Condo life vs. single-family in Eastport

Condo or HOA living can trade hands-on maintenance for predictable services. You may gain amenities and a simpler lifestyle, but you accept community rules and shared budgeting. Single-family homes give you more control, but you also carry full responsibility for exterior upkeep, capital projects, and insurance choices.

In coastal Suffolk County, flood zones, wind exposure, and shared waterfront structures can tilt the balance. In a well-funded association, you spread those risks across owners with structured planning. In a thinly funded one, costs can hit suddenly through special assessments. On a single-family lot, you choose when and how to fund projects and insurance, but you bear the full cost yourself.

Next steps

If you are comparing communities in 11941, start by gathering the right documents, checking flood exposure, and reading the budget and reserves closely.
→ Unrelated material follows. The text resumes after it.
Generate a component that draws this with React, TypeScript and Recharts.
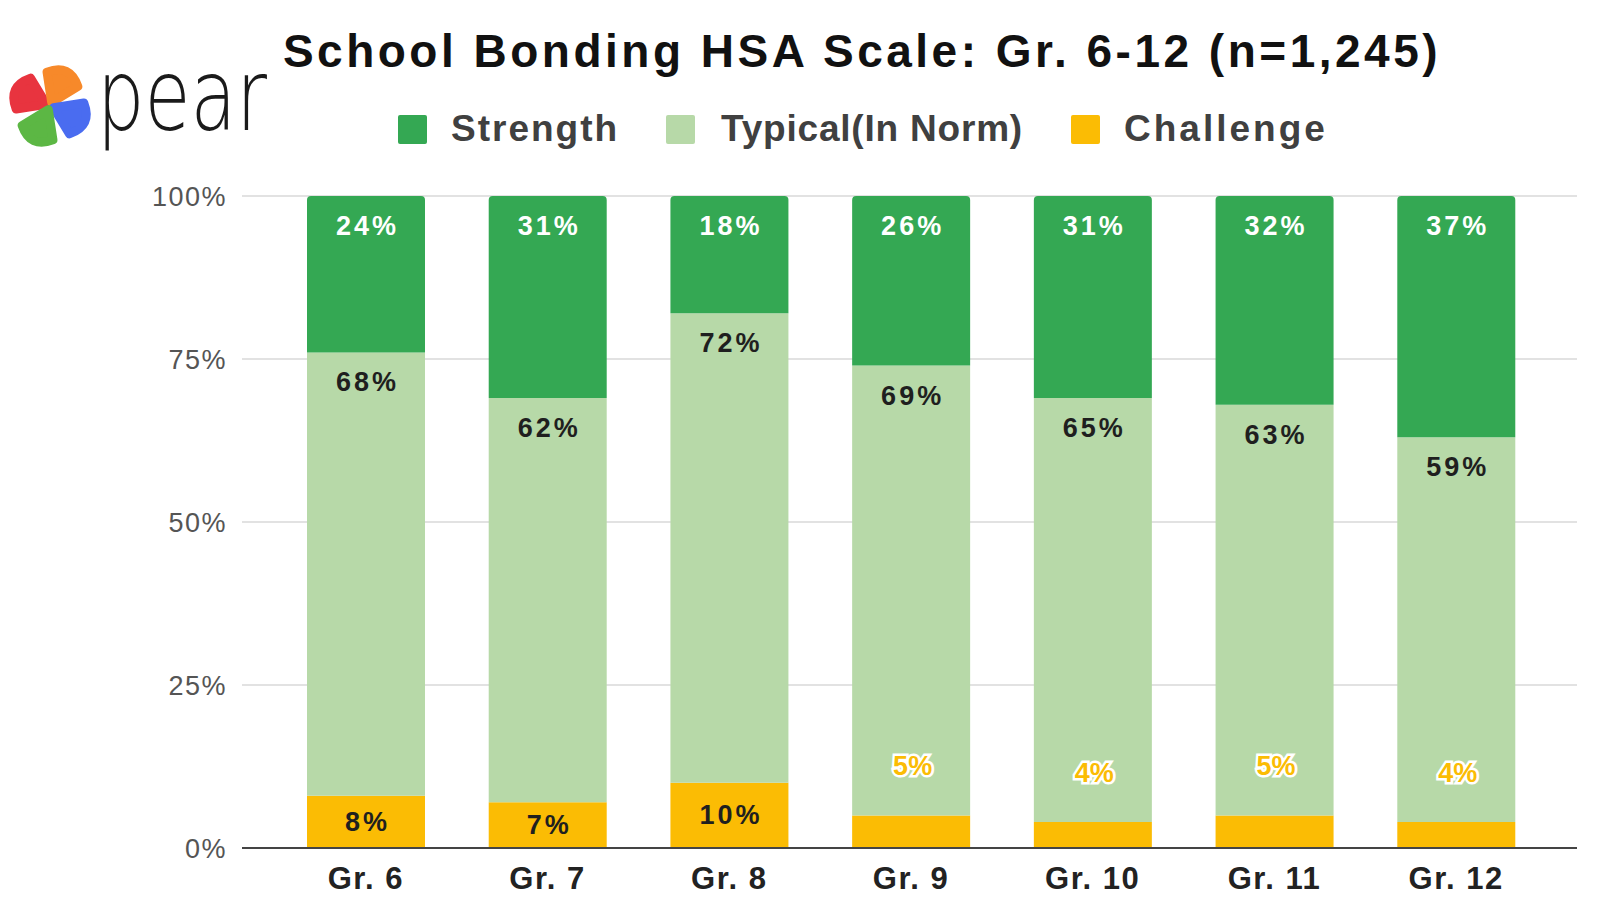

A clear view of the numbers today often prevents surprises tomorrow. When you want local insight on specific Eastport communities and a steady hand at the negotiation table, reach out to The Hampton Edge Team. We will help you assess fees, risk, and fit so you can move forward with confidence.

FAQs

What do HOA or condo fees usually cover in Eastport?

  • Most fees fund common-area upkeep, amenities, management, insurance for shared elements, and reserve savings for future repairs, with unit interiors and personal insurance typically excluded.

How do special assessments happen in New York communities?

  • When operating funds and reserves cannot cover repairs or projects, boards can levy a special assessment based on the community’s governing documents and required owner vote thresholds.

Which documents should I review before buying a condo in 11941?

  • Ask for the resale or estoppel letter, current budget and financials, reserve study and balance, meeting minutes, insurance declarations, governing documents, vendor contracts, delinquency report, and any litigation disclosures.

How does flood risk affect HOA or condo costs in coastal Suffolk County?

  • Flood exposure can raise insurance costs, increase deductibles for wind or flood, and create higher maintenance needs, which can lead to larger reserves or occasional special assessments.

Can I use FHA or VA financing for an Eastport condo?

  • It depends on the project’s status, since lenders and FHA or VA have condo approval standards for items like owner occupancy and reserve funding that can affect your loan and appraisal.

What are key red flags in association finances and minutes?

  • Look for underfunded reserves, repeated assessments, high delinquency, ongoing litigation, visible deferred maintenance, and discussions of costly upcoming projects without a funding plan.